I’ve been trying to migrate a node to a new machine for a while, but the rsync takes so long, and when it finally finishes, data has changed so much that the next sync takes just as long. I can’t seem to catch up. It’s roughly 4TB over 1Gbit lan, no hardware failures detected, no error logged, no processes frozen.
Any tips? Has this been reported before? I couldn’t find anything about it.
I’m going to test using the --size-only flag suggested here to see if I can catch up.
Reduce your storage node’s allocated disk space to as little as possible, this way you have a chance of preventing ingress while doing rsync, leading to less changes to resynchronize.
It’s fine to just set it to 500GB for the duration of the migration, nothing will get lost.
Nope. It’s just a declaration of “I don’t want any more data for now”, nothing more. This setting is supposed to be used this way. I’ve got several nodes I want to downsize set up this way, and they slowly shrink as deletes come from the network.
it takes a long time to migrate… the first few rsync will take i think its like 2tb pr day due to limits of hdd iops and such…
so you should expect the first rsync to take 2 days, then the next one might take 1 day and then next one like 12 hour… and it just keeps improving… i think i usually end up running like 7-12 rsyncs before the time ends up at a level i consider acceptable.
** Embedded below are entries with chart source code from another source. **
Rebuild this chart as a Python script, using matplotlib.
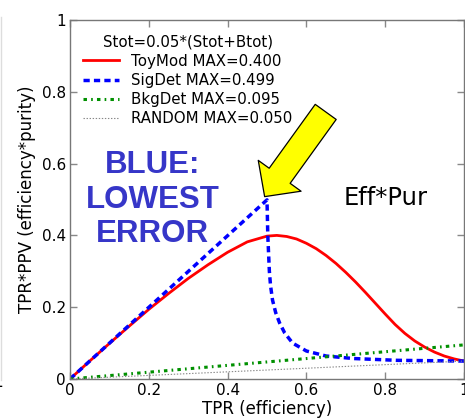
import matplotlib
matplotlib.use("Agg")
import matplotlib.pyplot as plt
from matplotlib.patches import ArrowStyle
from matplotlib.lines import Line2D

# ---- data ----
toy_x = [0.00, 0.05, 0.10, 0.15, 0.20, 0.25, 0.30, 0.35, 0.40, 0.45, 0.50, 0.525,
         0.55, 0.575, 0.60, 0.625, 0.65, 0.675, 0.70, 0.725, 0.75, 0.775, 0.80, 0.825,
         0.85, 0.875, 0.90, 0.925, 0.95, 0.975, 1.00]
toy_y = [0.000, 0.050, 0.099, 0.147, 0.194, 0.238, 0.280, 0.318, 0.353, 0.382, 0.398, 0.400,
         0.397, 0.390, 0.378, 0.363, 0.344, 0.322, 0.297, 0.270, 0.241, 0.211, 0.181, 0.152,
         0.127, 0.106, 0.089, 0.075, 0.064, 0.056, 0.050]

sig_x = [0.0, 0.5, 0.501, 0.502, 0.506, 0.509, 0.514, 0.522, 0.532, 0.545, 0.565, 0.60, 0.65, 0.72, 0.83, 1.0]
sig_y = [0.0, 0.499, 0.45, 0.40, 0.30, 0.26, 0.22, 0.185, 0.156, 0.128, 0.100, 0.078, 0.064, 0.057, 0.052, 0.050]

bkg_x = [0.0, 1.0]
bkg_y = [0.0, 0.095]

rnd_x = [0.0, 1.0]
rnd_y = [0.0, 0.050]

labels = ["ToyMod MAX=0.400", "SigDet MAX=0.499", "BkgDet MAX=0.095", "RANDOM MAX=0.050"]
legend_title = "Stot=0.05*(Stot+Btot)"
tick_vals = [0, 0.2, 0.4, 0.6, 0.8, 1]
tick_labels = ["0", "0.2", "0.4", "0.6", "0.8", "1"]

plt.rcParams['lines.scale_dashes'] = False

fig = plt.figure(figsize=(4.65, 4.18), dpi=100)
ax = fig.add_axes([70/465, 39/418, 394/465, 359/418])

ax.plot(toy_x, toy_y, color='#ff0000', lw=2.0, label=labels[0])
ax.plot(sig_x, sig_y, color='#0000ff', lw=2.5, dashes=(4.5, 3), label=labels[1])
ax.plot(bkg_x, bkg_y, color='#009000', lw=2.2, dashes=(2.5, 3, 1.2, 3), label=labels[2])
ax.plot(rnd_x, rnd_y, color='#888888', lw=0.8, dashes=(1, 1.2), label=labels[3])

ax.set_xlim(0, 1)
ax.set_ylim(0, 1)
ax.set_xticks(tick_vals)
ax.set_xticklabels(tick_labels)
ax.set_yticks(tick_vals)
ax.set_yticklabels(tick_labels)
ax.tick_params(direction='in', top=True, right=True, length=5, width=1,
               color='#888888', labelsize=11, pad=3)
for s in ax.spines.values():
    s.set_color('#777777')
    s.set_linewidth(1.0)

ax.set_xlabel("TPR (efficiency)", fontsize=12, labelpad=1)
ax.set_ylabel("TPR*PPV (efficiency*purity)", fontsize=12, labelpad=4)

leg = ax.legend(title=legend_title, loc='upper left', bbox_to_anchor=(0.033, 0.96),
                frameon=False, fontsize=10.8, title_fontsize=10.8, borderpad=0,
                borderaxespad=0, handlelength=2.4, handletextpad=0.8, labelspacing=0.28)

ax.text(0.21, 0.50, "BLUE:\nLOWEST\nERROR", color='#3636c8', fontsize=22.5,
        fontweight='bold', family='Liberation Sans', ha='center', va='center',
        linespacing=1.2)
ax.text(0.80, 0.505, "Eff*Pur", fontsize=17.5, ha='center', va='center', color='black')

ax.annotate("", xy=(0.494, 0.508), xytext=(0.649, 0.744),
            arrowprops=dict(arrowstyle=ArrowStyle.Simple(head_length=18.5, head_width=38,
                                                         tail_width=18.6),
                            fc='#ffff00', ec='black', lw=0.9, shrinkA=0, shrinkB=0,
                            mutation_scale=1))

# fragments of the neighbouring panel at the left edge
fig.add_artist(Line2D([0.002, 0.002], [0.09, 0.96], color='#dddddd', lw=1))
fig.text(-0.004, 0.086, "1", ha='center', va='center', fontsize=11)

fig.savefig("out.png", dpi=100)
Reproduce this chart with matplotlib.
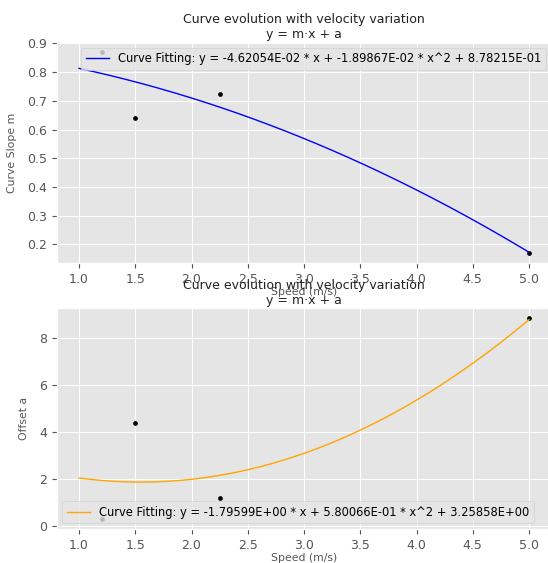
import numpy as np
import matplotlib
matplotlib.use("Agg")
import matplotlib.pyplot as plt

plt.style.use("ggplot")

speed = [1.2, 1.5, 2.25, 5.0]
slope = [0.87, 0.64, 0.725, 0.17]
offset = [0.3, 4.4, 1.2, 8.85]

# fitted coefficients: y = b*x + c*x^2 + a
slope_fit = (-4.62054e-02, -1.89867e-02, 8.78215e-01)
offset_fit = (-1.79599e00, 5.80066e-01, 3.25858e00)

W, H = 548, 563
fig = plt.figure(figsize=(W / 100, H / 100), dpi=100)
# right edge of the axes runs slightly past the picture, as in the reference crop
ax1 = fig.add_axes([56.5 / W, 1 - 263 / H, 495 / W, (263 - 42) / H])
ax2 = fig.add_axes([56.5 / W, 1 - 529 / H, 495 / W, (529 - 308) / H])

xs = np.linspace(1.0, 5.0, 200)


def draw(ax, ys, fit, color, ylabel, loc):
    b, c, a = fit
    label = f"Curve Fitting: y = {b:.5E} * x + {c:.5E} * x^2 + {a:.5E}"
    ax.plot(xs, b * xs + c * xs**2 + a, color=color, lw=1, label=label)
    ax.scatter(speed, ys, color="black", s=8, zorder=1)
    ax.set_title("Curve evolution with velocity variation\ny = m\u00b7x + a",
                 fontsize=9, color="#222222", pad=3)
    ax.set_xlabel("Speed (m/s)", fontsize=7.8, color="#555555", labelpad=1)
    ax.set_ylabel(ylabel, fontsize=7.8, color="#555555", labelpad=7)
    ax.tick_params(labelsize=9)
    ax.legend(loc=loc, fontsize=8.3, framealpha=0.8)


draw(ax1, slope, slope_fit, "blue", "Curve Slope m", "upper right")
draw(ax2, offset, offset_fit, "orange", "Offset a", "lower left")

fig.savefig("out.png", dpi=100)
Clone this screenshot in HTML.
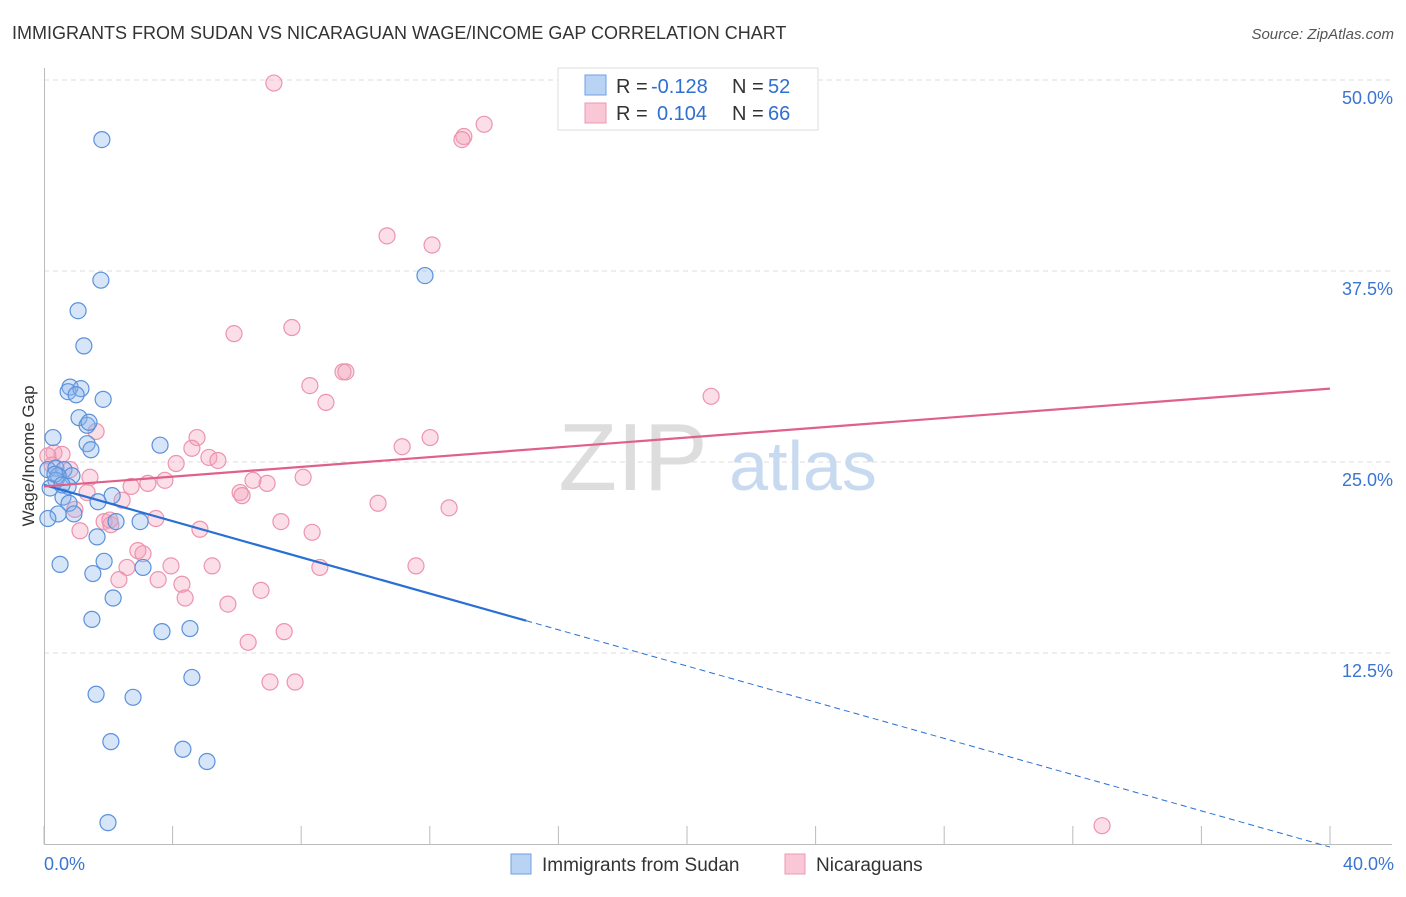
<!DOCTYPE html>
<html><head><meta charset="utf-8"><style>
body{margin:0;background:#fff;font-family:"Liberation Sans",sans-serif;}
svg text{font-family:"Liberation Sans",sans-serif;}
</style></head><body>
<svg id="chart" width="1406" height="892">
<text x="12" y="39" font-size="18" fill="#333">IMMIGRANTS FROM SUDAN VS NICARAGUAN WAGE/INCOME GAP CORRELATION CHART</text>
<text x="1394" y="39" font-size="15" fill="#555" font-style="italic" text-anchor="end">Source: ZipAtlas.com</text>
<text x="0" y="0" transform="translate(34,456) rotate(-90)" font-size="17" fill="#333" text-anchor="middle">Wage/Income Gap</text>
<g id="grid"></g>
<text x="633" y="490" font-size="96" fill="#ddd" font-family="Liberation Serif" text-anchor="middle">ZIP</text>
<text x="803" y="490" font-size="70" fill="#c8daf0" text-anchor="middle">atlas</text>
<g id="marks"></g>
<g>
<rect x="558" y="68" width="260" height="62" fill="#fff" stroke="#ddd"/>
<rect x="585" y="75" width="21" height="20" fill="#b9d3f5" stroke="#6f9fe0"/>
<rect x="585" y="103" width="21" height="20" fill="#f9c7d6" stroke="#eb9ab3"/>
<text x="616" y="93" font-size="20" fill="#333">R = </text><text x="651" y="93" font-size="20" fill="#2f6fd0">-0.128</text>
<text x="732" y="93" font-size="20" fill="#333">N = </text><text x="768" y="93" font-size="20" fill="#2f6fd0">52</text>
<text x="616" y="120" font-size="20" fill="#333">R = </text><text x="657" y="120" font-size="20" fill="#2f6fd0">0.104</text>
<text x="732" y="120" font-size="20" fill="#333">N = </text><text x="768" y="120" font-size="20" fill="#2f6fd0">66</text>
</g>
<g>
<rect x="511" y="854" width="20" height="20" fill="#b9d3f5" stroke="#6f9fe0"/>
<text x="542" y="871" font-size="19" fill="#333">Immigrants from Sudan</text>
<rect x="785" y="854" width="20" height="20" fill="#f9c7d6" stroke="#eb9ab3"/>
<text x="816" y="871" font-size="19" fill="#333">Nicaraguans</text>
</g>
<text x="44" y="870" font-size="18" fill="#3a75d0">0.0%</text>
<text x="1394" y="870" font-size="18" fill="#3a75d0" text-anchor="end">40.0%</text>
</svg>
<script>
const yTicks=[12.5,25,37.5,50];
const yTickLabels=["12.5%","25.0%","37.5%","50.0%"];
const xTicks=[0,4,8,12,16,20,24,28,32,36,40];
const sudanX=[1.80,1.77,1.06,1.24,0.81,0.75,1.15,1.00,1.84,1.09,1.34,1.40,1.34,1.46,3.61,0.28,0.12,0.37,0.62,0.87,0.44,0.37,0.19,0.75,0.59,0.78,2.12,1.68,0.93,0.44,0.12,2.24,2.99,1.65,0.50,1.87,1.52,3.08,2.15,1.49,3.67,4.54,11.85,4.60,1.62,2.77,2.08,4.32,5.07,1.99,0.34,0.56];
const sudanY=[46.1,36.9,34.9,32.6,29.9,29.6,29.8,29.4,29.1,27.9,27.4,27.6,26.2,25.8,26.1,26.6,24.5,24.6,24.5,24.1,24.1,23.8,23.3,23.4,22.7,22.3,22.8,22.4,21.6,21.6,21.3,21.1,21.1,20.1,18.3,18.5,17.7,18.1,16.1,14.7,13.9,14.1,37.2,10.9,9.8,9.6,6.7,6.2,5.4,1.4,24.2,23.5];
const nicX=[7.15,13.69,13.06,13.00,10.67,12.07,7.71,5.91,8.27,9.30,9.39,8.77,20.75,1.62,4.76,12.01,11.14,4.60,5.13,5.41,4.11,0.31,0.56,1.43,3.76,3.23,2.71,6.50,6.94,8.06,6.10,6.16,2.43,1.34,0.96,10.39,12.60,3.48,4.85,7.37,8.34,1.12,1.87,2.08,2.92,3.08,2.58,3.95,5.23,8.58,11.57,2.33,3.55,4.29,6.75,4.39,5.72,7.47,6.35,7.03,7.81,32.91,0.12,0.25,0.81,2.05];
const nicY=[49.8,47.1,46.3,46.1,39.8,39.2,33.8,33.4,30.0,30.9,30.9,28.9,29.3,27.0,26.6,26.6,26.0,25.9,25.3,25.1,24.9,25.6,25.5,24.0,23.8,23.6,23.4,23.8,23.6,24.0,23.0,22.8,22.5,23.0,21.9,22.3,22.0,21.3,20.6,21.1,20.4,20.5,21.1,20.9,19.2,19.0,18.1,18.2,18.2,18.1,18.2,17.3,17.3,17.0,16.6,16.1,15.7,13.9,13.2,10.6,10.6,1.2,25.4,24.8,24.5,21.2];
const sudanTrend=[23.5,-0.2];
const nicTrend=[23.4,29.8];
const NS="http://www.w3.org/2000/svg";
const X=v=>44+v*32.15, Y=v=>844-v*15.28;
function mk(tag,attrs,parent){const e=document.createElementNS(NS,tag);for(const k in attrs)e.setAttribute(k,attrs[k]);parent.appendChild(e);return e;}
const grid=document.getElementById('grid'), marks=document.getElementById('marks');
yTicks.forEach((t,i)=>{
 const l=mk('line',{x1:44,x2:1392,y1:Y(t),y2:Y(t),stroke:'#ddd','stroke-dasharray':'5,4'},grid);
 
 
 const tx=mk('text',{x:1393,y:Y(t)+24,'font-size':18,fill:'#3a75d0','text-anchor':'end'},grid);
 tx.textContent=yTickLabels[i];
 
 
});
const ax=mk('line',{x1:44,x2:1392,y1:844.5,y2:844.5,stroke:'#bbb'},grid);


const ay=mk('line',{x1:44.5,x2:44.5,y1:68,y2:844,stroke:'#bbb'},grid);


xTicks.forEach(t=>{
 const l=mk('line',{x1:X(t),x2:X(t),y1:826,y2:844,stroke:'#bbb'},grid);
 
 
});
nicX.forEach((v,i)=>{
 const c=mk('circle',{cx:X(v),cy:Y(nicY[i]),r:8,fill:'rgba(244,160,185,0.35)',stroke:'#ec94ae','stroke-width':1.2},marks);
 
 
});
sudanX.forEach((v,i)=>{
 const c=mk('circle',{cx:X(v),cy:Y(sudanY[i]),r:8,fill:'rgba(140,180,235,0.35)',stroke:'#5b91dc','stroke-width':1.2},marks);
 
 
});
const sAt=x=>sudanTrend[0]+(sudanTrend[1]-sudanTrend[0])*x/40;
const t1=mk('line',{x1:X(0),y1:Y(sAt(0)),x2:X(15),y2:Y(sAt(15)),stroke:'#2a6fd4','stroke-width':2.2},marks);


const t2=mk('line',{x1:X(15),y1:Y(sAt(15)),x2:X(40),y2:Y(sAt(40)),stroke:'#2a6fd4','stroke-width':1,'stroke-dasharray':'6,4'},marks);


const t3=mk('line',{x1:X(0),y1:Y(nicTrend[0]),x2:X(40),y2:Y(nicTrend[1]),stroke:'#e0608a','stroke-width':2.2},marks);


</script>
</body></html>
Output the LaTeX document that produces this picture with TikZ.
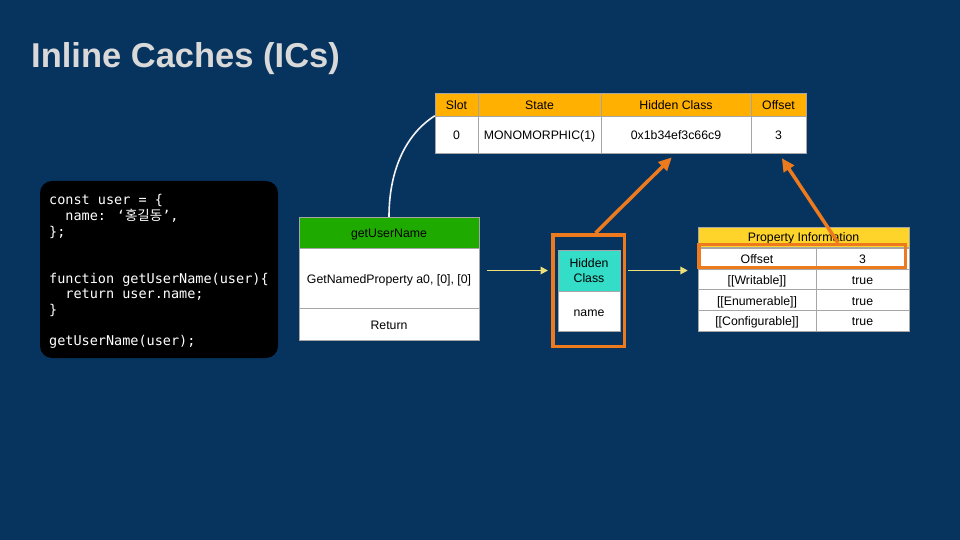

10-15 maybe 30 minutes… really it depends more on when i have time than when the rsync is quick enough.
i just query them endlessly or something similar.
so yeah long story short just keep running rsync you should catch up…
else shut down the node… doesn’t really matter to much, i had like 3 days of downtime at the beginning of this month, didn’t seemed to matter at all… and you got 12 days runway until your node gets suspended and a suspension doesn’t mean much… just no ingress…
also set your max capacity lower than what you got then ingress won’t slow you down and rsync will catch up easier…
storagenode ingress is like ½Mbit avg max… if even that… closer to 1/4 most of the time or less.
so yeah you will catch up… just keep going…
I’ve migrated plenty of smaller nodes before, many times, when playing around with different hardware. But this migration has been going on for weeks. It does finish the sync rounds, but yeah, can’t ever catch up for some reason.
The potential problem I see here is that this speed is reachable when transfering big chunks of data. Storj pieces are millions of very small files, so I highly doubt the rsync process can use all of your bandwidth.
When possible, that’s actually a great idea! that would run the thing at maximum speed for sure.
Oh waw really? That seems like a lot for good disks like Exos
Weird… Something seems off indeed.
Rsync cannot run parallel threads natively. So basically this trys to run several independent rsync instances in parallel which would help to max out the existing bandwidth.
This could work, however result must be checked very carefully that really all source data have been copied.
You could probably even use --ignore-existing. Since blobs can’t change anyway. Just make sure you don’t have that option for the last run when your node is offline.
Thanks guys, I might try these methods later on, right now I’m running with --size-only flag after setting node STORAGE to less than the amount pf data stored. I’ll give that a day or two to see where I get. I’ll report back for the curious.
My own migration script uses rsync -avAXE --inplace --partial --del, but I haven’t used it for quite some time, so please verify whether all the flags make sense.
Well, the migration is finally completed. I still have no idea why one of the nodes was taking so long. Best guess is that the source disk or its interface had an issue I couldn’t catch. Besides that, everything went without a hitch.
Thanks everyone for all your suggestions and support!
Is it really required to remove that on the last run?
What I have found is that this option
forces rsync to skip any files which exist on the destination and have a modified time that is newer than the source file . (If an existing destination file has a modification time equal to the source file’s, it will be updated if the sizes are different.)
Wouldn’t different modification time or size be enough to ensure that only the current files exist in the destination?
Much more important to run the last rsync with --delete option when the source node is stopped, to remove temporary database files, otherwise databases would be more like corrupted in the destination.